◆ Problem statement: Please transcribe the data that follows without the pictures, keeping every word the same.

◆ Data extract:
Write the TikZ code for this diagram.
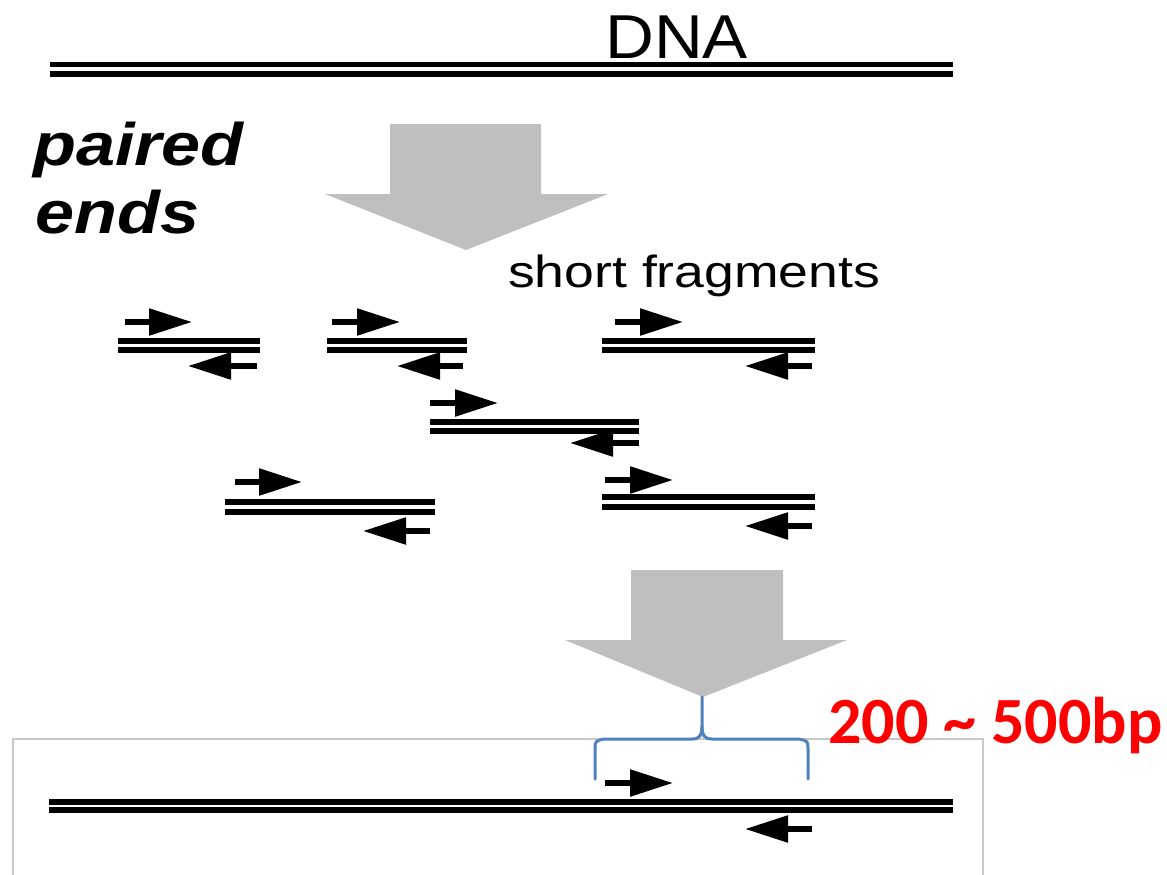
\documentclass[tikz,border=0pt]{standalone}
\usepackage{fontspec}
\setmainfont{Liberation Sans}
\newfontfamily\calib{Carlito}
\usetikzlibrary{arrows.meta}
\definecolor{arrowgray}{HTML}{BFBFBF}
\definecolor{boxgray}{HTML}{C8C8C8}
\definecolor{bracecol}{HTML}{4F81BD}
\definecolor{bpred}{HTML}{FF0000}
\begin{document}
\begin{tikzpicture}[x=1pt,y=-1pt,
  strand/.style={line width=5.5pt},
  readarrow/.style={line width=5.5pt,-{Triangle[length=43pt,width=26pt]}},
  bigarrow/.style={fill=arrowgray,draw=none},
  lbl/.style={inner sep=0pt,anchor=base west},
  framebox/.style={draw=boxgray,line width=2.2pt},
  bracestyle/.style={draw=bracecol,line width=3pt,line cap=round},
]
\useasboundingbox (0,0) rectangle (1167,875);
\fill[white] (0,0) rectangle (1167,875);

% top DNA
\coordinate (d1l) at (50,64.5);  \coordinate (d1r) at (953,64.5);
\coordinate (d2l) at (50,74);  \coordinate (d2r) at (953,74);
\draw[strand] (d1l) -- (d1r);
\draw[strand] (d2l) -- (d2r);
\node[lbl] (dna) at (605,59) {\fontsize{62}{62}\selectfont\scalebox{1.09}[1]{DNA}};

% labels
\node[lbl] (pe1) at (33,165) {\fontsize{60}{60}\selectfont\bfseries\itshape\scalebox{1.17}[1]{paired}};
\node[lbl] (pe2) at (35,233) {\fontsize{60}{60}\selectfont\bfseries\itshape\scalebox{1.17}[1]{ends}};
\node[lbl] (sf) at (508,287) {\fontsize{45}{45}\selectfont\scalebox{1.19}[1]{short fragments}};

% big arrow 1
\fill[bigarrow] (390,124) -- (541,124) -- (541,194) -- (608,194) -- (466,250) -- (325,194) -- (390,194) -- cycle;
% big arrow 2
\fill[bigarrow] (631,570) -- (783,570) -- (783,640) -- (847,640) -- (703,697) -- (565,640) -- (631,640) -- cycle;

% fragments: id / left / right / y1 / y2 / fwd y / fwd start / fwd tip / rev y / rev start / rev tip
\foreach \i/\xl/\xr/\ya/\yb/\fy/\fs/\ft/\ry/\rs/\rt in {
  1/118/260/341/350/322/125/192/366/257/188,
  2/327/467/341/350/322/332/400/366/463/397,
  3/602/815/341/350/322/615/683/366/812/745,
  4/430/639/422/431/403/430/498/443/639/570,
  5/225/435/502/512/482/235/302/531/430/363,
  6/602/815/497/507/480/605/673/526/812/745,
  7/49/953/802/810/783/605/673/829/812/745}{
  \coordinate (f\i a1) at (\xl,\ya); \coordinate (f\i a2) at (\xr,\ya);
  \coordinate (f\i b1) at (\xl,\yb); \coordinate (f\i b2) at (\xr,\yb);
  \coordinate (f\i fs) at (\fs,\fy); \coordinate (f\i ft) at (\ft,\fy);
  \coordinate (f\i rs) at (\rs,\ry); \coordinate (f\i rt) at (\rt,\ry);
  \draw[strand] (f\i a1) -- (f\i a2);
  \draw[strand] (f\i b1) -- (f\i b2);
  \draw[readarrow] (f\i fs) -- (f\i ft);
  \draw[readarrow] (f\i rs) -- (f\i rt);
}

% frame at the bottom
\coordinate (bx1) at (13,880); \coordinate (bx2) at (13,739);
\coordinate (bx3) at (983,739); \coordinate (bx4) at (983,880);
\draw[framebox] (bx1) -- (bx2) -- (bx3) -- (bx4);

% brace
\coordinate (brl) at (595,779);
\coordinate (brr) at (808,779);
\coordinate (brc) at (702,697);
\draw[bracestyle] (brl) -- (595,750) .. controls (595,741) .. (604,739)
  -- (692,739) .. controls (700,739) and (702,735) .. (702,726) -- (brc);
\draw[bracestyle] (brr) -- (808,750) .. controls (808,741) .. (799,739)
  -- (712,739) .. controls (704,739) and (702,735) .. (702,726);

\node[lbl,text=bpred] (bp) at (828,743) {\calib\bfseries\fontsize{66}{66}\selectfont 200 \textasciitilde{} 500bp};
\end{tikzpicture}
\end{document}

◆ Finished task:
Write the TikZ code for this diagram.
\documentclass[tikz,border=0pt]{standalone}
\usepackage{fontspec}
\setmainfont{Liberation Sans}
\newfontfamily\calib{Carlito}
\usetikzlibrary{arrows.meta}
\definecolor{arrowgray}{HTML}{BFBFBF}
\definecolor{boxgray}{HTML}{C8C8C8}
\definecolor{bracecol}{HTML}{4F81BD}
\definecolor{bpred}{HTML}{FF0000}
\begin{document}
\begin{tikzpicture}[x=1pt,y=-1pt,
  strand/.style={line width=5.5pt},
  readarrow/.style={line width=5.5pt,-{Triangle[length=43pt,width=26pt]}},
  bigarrow/.style={fill=arrowgray,draw=none},
  lbl/.style={inner sep=0pt,anchor=base west},
  framebox/.style={draw=boxgray,line width=2.2pt},
  bracestyle/.style={draw=bracecol,line width=3pt,line cap=round},
]
\useasboundingbox (0,0) rectangle (1167,875);
\fill[white] (0,0) rectangle (1167,875);

% top DNA
\coordinate (d1l) at (50,64.5);  \coordinate (d1r) at (953,64.5);
\coordinate (d2l) at (50,74);  \coordinate (d2r) at (953,74);
\draw[strand] (d1l) -- (d1r);
\draw[strand] (d2l) -- (d2r);
\node[lbl] (dna) at (605,59) {\fontsize{62}{62}\selectfont\scalebox{1.09}[1]{DNA}};

% labels
\node[lbl] (pe1) at (33,165) {\fontsize{60}{60}\selectfont\bfseries\itshape\scalebox{1.17}[1]{paired}};
\node[lbl] (pe2) at (35,233) {\fontsize{60}{60}\selectfont\bfseries\itshape\scalebox{1.17}[1]{ends}};
\node[lbl] (sf) at (508,287) {\fontsize{45}{45}\selectfont\scalebox{1.19}[1]{short fragments}};

% big arrow 1
\fill[bigarrow] (390,124) -- (541,124) -- (541,194) -- (608,194) -- (466,250) -- (325,194) -- (390,194) -- cycle;
% big arrow 2
\fill[bigarrow] (631,570) -- (783,570) -- (783,640) -- (847,640) -- (703,697) -- (565,640) -- (631,640) -- cycle;

% fragments: id / left / right / y1 / y2 / fwd y / fwd start / fwd tip / rev y / rev start / rev tip
\foreach \i/\xl/\xr/\ya/\yb/\fy/\fs/\ft/\ry/\rs/\rt in {
  1/118/260/341/350/322/125/192/366/257/188,
  2/327/467/341/350/322/332/400/366/463/397,
  3/602/815/341/350/322/615/683/366/812/745,
  4/430/639/422/431/403/430/498/443/639/570,
  5/225/435/502/512/482/235/302/531/430/363,
  6/602/815/497/507/480/605/673/526/812/745,
  7/49/953/802/810/783/605/673/829/812/745}{
  \coordinate (f\i a1) at (\xl,\ya); \coordinate (f\i a2) at (\xr,\ya);
  \coordinate (f\i b1) at (\xl,\yb); \coordinate (f\i b2) at (\xr,\yb);
  \coordinate (f\i fs) at (\fs,\fy); \coordinate (f\i ft) at (\ft,\fy);
  \coordinate (f\i rs) at (\rs,\ry); \coordinate (f\i rt) at (\rt,\ry);
  \draw[strand] (f\i a1) -- (f\i a2);
  \draw[strand] (f\i b1) -- (f\i b2);
  \draw[readarrow] (f\i fs) -- (f\i ft);
  \draw[readarrow] (f\i rs) -- (f\i rt);
}

% frame at the bottom
\coordinate (bx1) at (13,880); \coordinate (bx2) at (13,739);
\coordinate (bx3) at (983,739); \coordinate (bx4) at (983,880);
\draw[framebox] (bx1) -- (bx2) -- (bx3) -- (bx4);

% brace
\coordinate (brl) at (595,779);
\coordinate (brr) at (808,779);
\coordinate (brc) at (702,697);
\draw[bracestyle] (brl) -- (595,750) .. controls (595,741) .. (604,739)
  -- (692,739) .. controls (700,739) and (702,735) .. (702,726) -- (brc);
\draw[bracestyle] (brr) -- (808,750) .. controls (808,741) .. (799,739)
  -- (712,739) .. controls (704,739) and (702,735) .. (702,726);

\node[lbl,text=bpred] (bp) at (828,743) {\calib\bfseries\fontsize{66}{66}\selectfont 200 \textasciitilde{} 500bp};
\end{tikzpicture}
\end{document}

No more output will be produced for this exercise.